■ DATA EXCERPTS:
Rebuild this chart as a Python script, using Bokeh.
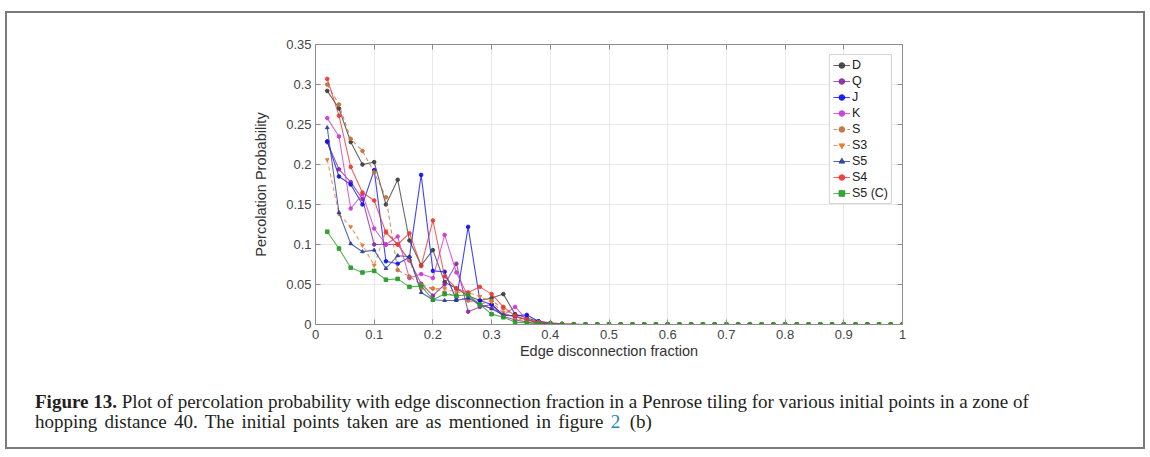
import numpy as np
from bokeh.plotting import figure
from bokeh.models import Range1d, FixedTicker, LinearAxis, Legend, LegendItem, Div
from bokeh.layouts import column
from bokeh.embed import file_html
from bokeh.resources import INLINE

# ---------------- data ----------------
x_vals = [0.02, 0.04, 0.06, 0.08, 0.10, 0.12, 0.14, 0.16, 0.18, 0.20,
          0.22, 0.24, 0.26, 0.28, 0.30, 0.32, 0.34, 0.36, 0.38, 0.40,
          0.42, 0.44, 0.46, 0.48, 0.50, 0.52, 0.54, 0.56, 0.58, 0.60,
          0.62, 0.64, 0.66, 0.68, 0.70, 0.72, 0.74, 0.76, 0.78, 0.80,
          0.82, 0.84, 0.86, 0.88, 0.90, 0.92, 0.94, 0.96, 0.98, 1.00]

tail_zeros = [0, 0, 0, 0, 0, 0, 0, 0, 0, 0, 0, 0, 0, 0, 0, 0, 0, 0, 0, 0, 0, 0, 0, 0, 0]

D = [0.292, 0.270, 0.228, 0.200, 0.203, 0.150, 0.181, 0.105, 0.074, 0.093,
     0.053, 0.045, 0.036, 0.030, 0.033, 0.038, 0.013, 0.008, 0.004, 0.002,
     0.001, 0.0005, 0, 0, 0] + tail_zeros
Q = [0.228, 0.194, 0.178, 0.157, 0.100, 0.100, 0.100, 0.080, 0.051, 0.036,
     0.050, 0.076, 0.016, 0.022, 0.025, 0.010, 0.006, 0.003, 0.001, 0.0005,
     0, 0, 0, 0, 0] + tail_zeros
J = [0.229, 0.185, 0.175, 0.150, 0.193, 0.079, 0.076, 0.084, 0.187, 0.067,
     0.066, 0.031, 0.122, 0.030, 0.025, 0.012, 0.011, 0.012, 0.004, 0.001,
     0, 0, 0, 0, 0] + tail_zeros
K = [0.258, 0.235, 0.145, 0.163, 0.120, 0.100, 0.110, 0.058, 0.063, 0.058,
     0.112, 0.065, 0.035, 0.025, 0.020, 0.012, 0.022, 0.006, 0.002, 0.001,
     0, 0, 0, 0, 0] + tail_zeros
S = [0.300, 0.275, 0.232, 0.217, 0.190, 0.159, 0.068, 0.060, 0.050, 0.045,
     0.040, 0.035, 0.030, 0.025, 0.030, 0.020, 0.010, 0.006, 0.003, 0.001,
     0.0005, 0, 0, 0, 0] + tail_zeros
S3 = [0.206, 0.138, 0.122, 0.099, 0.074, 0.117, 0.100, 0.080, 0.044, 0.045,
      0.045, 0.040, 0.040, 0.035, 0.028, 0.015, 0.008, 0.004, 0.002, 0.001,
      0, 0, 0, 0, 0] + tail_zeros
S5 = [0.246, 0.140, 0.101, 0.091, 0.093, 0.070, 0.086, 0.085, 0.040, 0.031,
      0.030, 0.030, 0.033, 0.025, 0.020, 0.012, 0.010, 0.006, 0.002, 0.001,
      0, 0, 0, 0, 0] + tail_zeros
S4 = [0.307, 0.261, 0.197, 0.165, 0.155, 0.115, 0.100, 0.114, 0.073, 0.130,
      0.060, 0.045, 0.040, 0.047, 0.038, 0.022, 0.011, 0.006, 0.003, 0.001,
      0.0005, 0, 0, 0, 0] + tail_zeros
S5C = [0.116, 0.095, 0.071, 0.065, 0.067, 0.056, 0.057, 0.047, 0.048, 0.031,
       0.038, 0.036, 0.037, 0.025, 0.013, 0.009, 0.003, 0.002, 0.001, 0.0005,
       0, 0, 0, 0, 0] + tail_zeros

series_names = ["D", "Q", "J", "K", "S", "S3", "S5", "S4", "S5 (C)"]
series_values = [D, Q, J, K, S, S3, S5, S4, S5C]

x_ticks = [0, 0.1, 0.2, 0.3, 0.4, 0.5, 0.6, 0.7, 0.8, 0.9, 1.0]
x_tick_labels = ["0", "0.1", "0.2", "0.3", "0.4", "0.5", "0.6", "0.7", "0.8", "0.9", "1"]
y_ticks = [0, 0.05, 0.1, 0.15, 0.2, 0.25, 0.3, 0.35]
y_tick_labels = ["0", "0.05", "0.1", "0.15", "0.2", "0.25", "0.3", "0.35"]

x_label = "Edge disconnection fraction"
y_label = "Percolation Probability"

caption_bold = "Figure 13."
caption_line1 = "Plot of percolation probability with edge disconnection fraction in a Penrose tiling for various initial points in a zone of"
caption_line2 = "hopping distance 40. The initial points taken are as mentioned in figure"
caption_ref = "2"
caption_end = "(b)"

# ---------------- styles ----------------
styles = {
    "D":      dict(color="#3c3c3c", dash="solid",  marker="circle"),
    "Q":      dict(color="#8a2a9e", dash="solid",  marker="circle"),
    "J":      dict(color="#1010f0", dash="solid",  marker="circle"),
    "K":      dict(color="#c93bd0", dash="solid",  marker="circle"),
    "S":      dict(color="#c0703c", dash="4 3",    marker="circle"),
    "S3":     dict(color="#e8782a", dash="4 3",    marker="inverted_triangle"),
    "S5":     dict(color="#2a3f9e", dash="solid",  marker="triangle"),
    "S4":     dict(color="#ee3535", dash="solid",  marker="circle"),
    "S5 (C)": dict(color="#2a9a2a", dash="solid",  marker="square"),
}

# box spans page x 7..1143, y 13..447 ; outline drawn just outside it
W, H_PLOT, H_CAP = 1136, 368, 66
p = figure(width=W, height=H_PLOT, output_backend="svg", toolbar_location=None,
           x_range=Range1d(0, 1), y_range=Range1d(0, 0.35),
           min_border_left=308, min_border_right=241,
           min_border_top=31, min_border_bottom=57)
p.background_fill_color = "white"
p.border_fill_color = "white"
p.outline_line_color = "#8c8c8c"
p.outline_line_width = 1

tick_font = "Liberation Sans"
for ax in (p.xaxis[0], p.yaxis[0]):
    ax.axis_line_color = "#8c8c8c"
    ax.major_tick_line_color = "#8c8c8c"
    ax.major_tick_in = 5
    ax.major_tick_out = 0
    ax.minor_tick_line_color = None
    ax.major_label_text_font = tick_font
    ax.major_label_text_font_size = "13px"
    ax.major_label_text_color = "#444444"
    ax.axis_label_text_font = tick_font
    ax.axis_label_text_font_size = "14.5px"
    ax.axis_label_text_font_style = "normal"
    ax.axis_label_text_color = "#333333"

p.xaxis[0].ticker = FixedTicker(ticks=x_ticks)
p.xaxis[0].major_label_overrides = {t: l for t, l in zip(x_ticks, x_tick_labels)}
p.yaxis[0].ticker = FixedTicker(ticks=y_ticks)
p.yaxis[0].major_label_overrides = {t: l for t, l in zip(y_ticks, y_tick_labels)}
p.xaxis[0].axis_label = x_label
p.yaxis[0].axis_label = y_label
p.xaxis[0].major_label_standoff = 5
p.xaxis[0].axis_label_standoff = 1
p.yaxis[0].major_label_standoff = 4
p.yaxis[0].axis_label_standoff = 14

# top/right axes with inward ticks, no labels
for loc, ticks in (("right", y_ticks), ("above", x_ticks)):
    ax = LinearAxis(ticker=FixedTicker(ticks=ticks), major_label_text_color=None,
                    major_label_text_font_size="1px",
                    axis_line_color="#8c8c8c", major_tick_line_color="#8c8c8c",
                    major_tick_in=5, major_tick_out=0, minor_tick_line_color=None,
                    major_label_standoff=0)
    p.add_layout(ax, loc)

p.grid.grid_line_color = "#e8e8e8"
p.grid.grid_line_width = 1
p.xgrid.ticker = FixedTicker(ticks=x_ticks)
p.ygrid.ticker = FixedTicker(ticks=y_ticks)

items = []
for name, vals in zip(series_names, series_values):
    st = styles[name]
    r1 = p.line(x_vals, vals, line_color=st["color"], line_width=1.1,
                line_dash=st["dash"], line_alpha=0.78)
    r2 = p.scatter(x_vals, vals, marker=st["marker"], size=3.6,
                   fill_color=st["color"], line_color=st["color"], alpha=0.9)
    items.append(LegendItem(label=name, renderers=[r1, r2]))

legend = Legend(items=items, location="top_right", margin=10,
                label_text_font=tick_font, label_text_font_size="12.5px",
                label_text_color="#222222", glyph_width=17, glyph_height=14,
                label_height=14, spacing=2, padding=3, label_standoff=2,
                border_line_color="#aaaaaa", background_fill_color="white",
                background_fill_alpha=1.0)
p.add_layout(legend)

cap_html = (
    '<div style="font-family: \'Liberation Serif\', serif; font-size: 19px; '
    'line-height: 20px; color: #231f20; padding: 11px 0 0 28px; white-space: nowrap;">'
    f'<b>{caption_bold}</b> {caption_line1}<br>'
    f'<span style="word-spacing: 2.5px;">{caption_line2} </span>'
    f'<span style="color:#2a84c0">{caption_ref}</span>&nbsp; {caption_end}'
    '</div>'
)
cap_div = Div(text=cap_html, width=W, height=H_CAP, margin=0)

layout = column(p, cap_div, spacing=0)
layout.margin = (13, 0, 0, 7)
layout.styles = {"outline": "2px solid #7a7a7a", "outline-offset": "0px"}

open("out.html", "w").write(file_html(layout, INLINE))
--
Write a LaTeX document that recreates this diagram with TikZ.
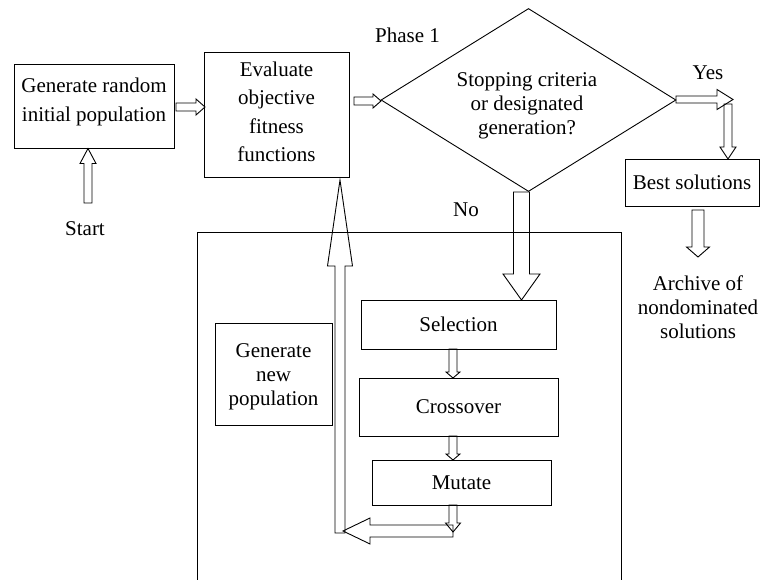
==
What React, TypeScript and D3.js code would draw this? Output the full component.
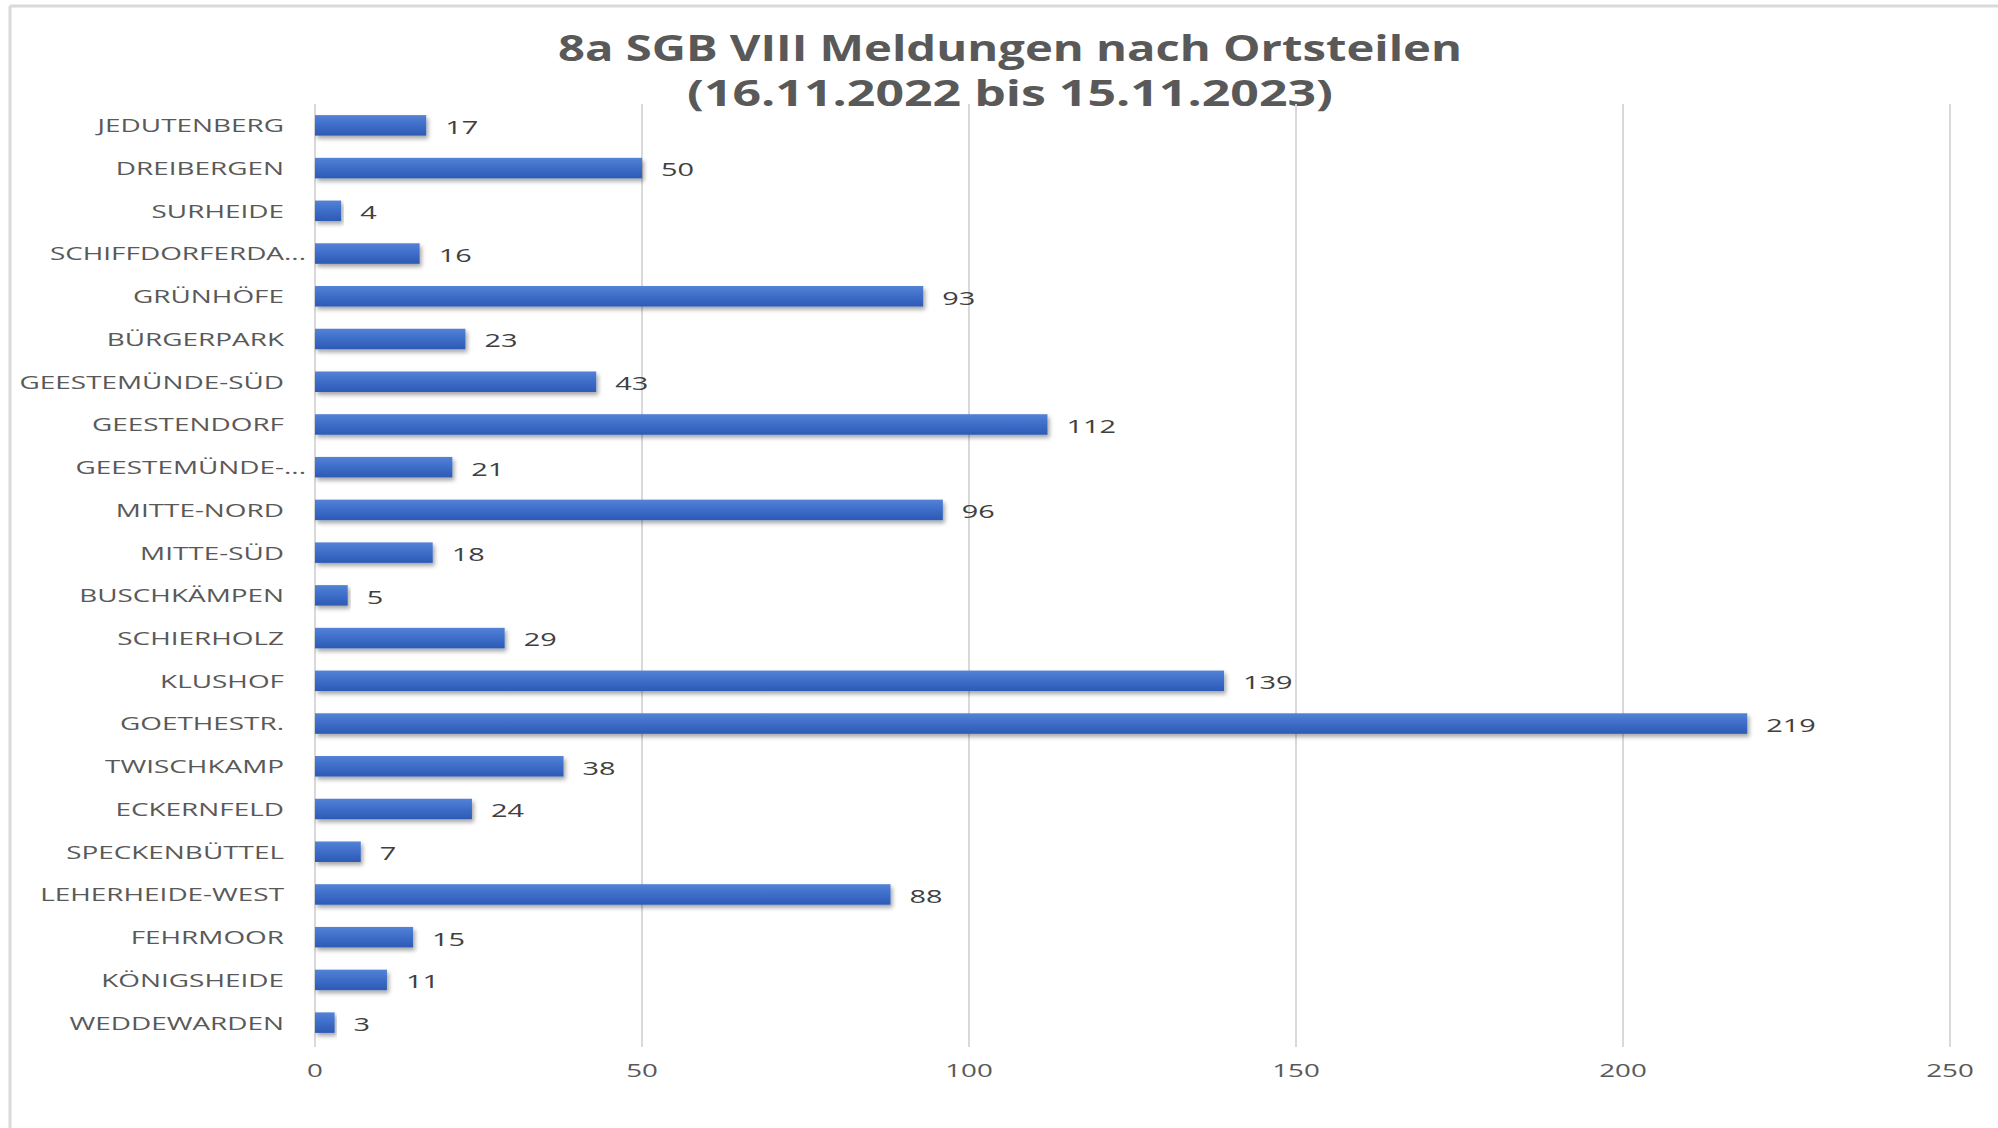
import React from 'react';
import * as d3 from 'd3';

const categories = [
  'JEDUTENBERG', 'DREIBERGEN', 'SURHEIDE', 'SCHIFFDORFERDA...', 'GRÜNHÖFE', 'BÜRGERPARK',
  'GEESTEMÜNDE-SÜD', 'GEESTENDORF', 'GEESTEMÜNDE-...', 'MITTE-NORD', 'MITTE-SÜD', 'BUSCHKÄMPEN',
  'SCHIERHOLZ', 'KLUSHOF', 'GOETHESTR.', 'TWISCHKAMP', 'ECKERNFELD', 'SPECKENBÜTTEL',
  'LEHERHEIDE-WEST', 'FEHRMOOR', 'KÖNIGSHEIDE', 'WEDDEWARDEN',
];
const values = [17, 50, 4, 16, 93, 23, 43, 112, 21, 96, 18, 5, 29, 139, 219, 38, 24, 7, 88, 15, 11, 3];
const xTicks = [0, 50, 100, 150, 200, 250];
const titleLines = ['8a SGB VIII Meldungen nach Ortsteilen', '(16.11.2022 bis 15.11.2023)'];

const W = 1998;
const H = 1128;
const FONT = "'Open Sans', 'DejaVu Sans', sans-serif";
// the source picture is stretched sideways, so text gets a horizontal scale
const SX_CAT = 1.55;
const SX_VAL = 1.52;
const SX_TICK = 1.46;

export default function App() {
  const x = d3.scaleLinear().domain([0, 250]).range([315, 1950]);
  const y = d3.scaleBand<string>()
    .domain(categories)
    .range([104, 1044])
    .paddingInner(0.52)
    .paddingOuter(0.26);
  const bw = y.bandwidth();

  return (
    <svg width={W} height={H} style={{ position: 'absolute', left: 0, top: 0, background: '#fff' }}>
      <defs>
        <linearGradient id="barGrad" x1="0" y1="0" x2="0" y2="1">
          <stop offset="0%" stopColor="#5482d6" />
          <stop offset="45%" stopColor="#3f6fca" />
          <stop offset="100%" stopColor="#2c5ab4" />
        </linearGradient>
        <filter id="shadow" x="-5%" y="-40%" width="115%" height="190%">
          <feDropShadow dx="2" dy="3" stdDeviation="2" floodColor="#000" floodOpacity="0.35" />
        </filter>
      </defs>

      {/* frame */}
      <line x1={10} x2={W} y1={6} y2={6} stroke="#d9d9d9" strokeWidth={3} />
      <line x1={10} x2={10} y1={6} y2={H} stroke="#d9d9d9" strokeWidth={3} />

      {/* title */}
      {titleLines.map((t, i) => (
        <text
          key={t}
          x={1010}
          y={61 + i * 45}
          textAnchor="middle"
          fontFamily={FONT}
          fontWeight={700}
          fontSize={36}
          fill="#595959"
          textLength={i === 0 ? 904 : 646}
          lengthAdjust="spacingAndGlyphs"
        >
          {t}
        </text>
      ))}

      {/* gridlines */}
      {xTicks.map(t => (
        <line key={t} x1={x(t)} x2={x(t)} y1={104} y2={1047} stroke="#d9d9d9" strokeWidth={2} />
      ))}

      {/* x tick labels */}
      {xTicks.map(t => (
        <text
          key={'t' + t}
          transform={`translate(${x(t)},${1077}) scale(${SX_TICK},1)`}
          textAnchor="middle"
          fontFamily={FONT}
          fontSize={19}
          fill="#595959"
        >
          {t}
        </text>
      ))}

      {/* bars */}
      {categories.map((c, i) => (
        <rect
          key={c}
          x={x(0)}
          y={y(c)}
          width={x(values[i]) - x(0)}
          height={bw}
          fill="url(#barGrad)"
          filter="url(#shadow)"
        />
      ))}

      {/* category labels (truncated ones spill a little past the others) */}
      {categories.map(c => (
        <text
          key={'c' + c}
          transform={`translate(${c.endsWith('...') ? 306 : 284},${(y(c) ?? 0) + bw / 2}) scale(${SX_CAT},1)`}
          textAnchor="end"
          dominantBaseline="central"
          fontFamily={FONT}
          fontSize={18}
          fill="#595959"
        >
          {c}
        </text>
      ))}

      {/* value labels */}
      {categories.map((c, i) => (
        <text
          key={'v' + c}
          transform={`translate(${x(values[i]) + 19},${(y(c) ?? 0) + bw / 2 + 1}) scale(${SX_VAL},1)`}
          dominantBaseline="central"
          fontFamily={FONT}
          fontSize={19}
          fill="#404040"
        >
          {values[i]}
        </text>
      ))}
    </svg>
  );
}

■ TASK DESCRIPTION:
Pull out each line containing the word "this" and copy it.

■ REPLY TO THE TASK:
Rebuild this chart as a Python script, using Bokeh.
Write a LaTeX document that recreates this diagram with TikZ.
What React, TypeScript and D3.js code would draw this? Output the full component.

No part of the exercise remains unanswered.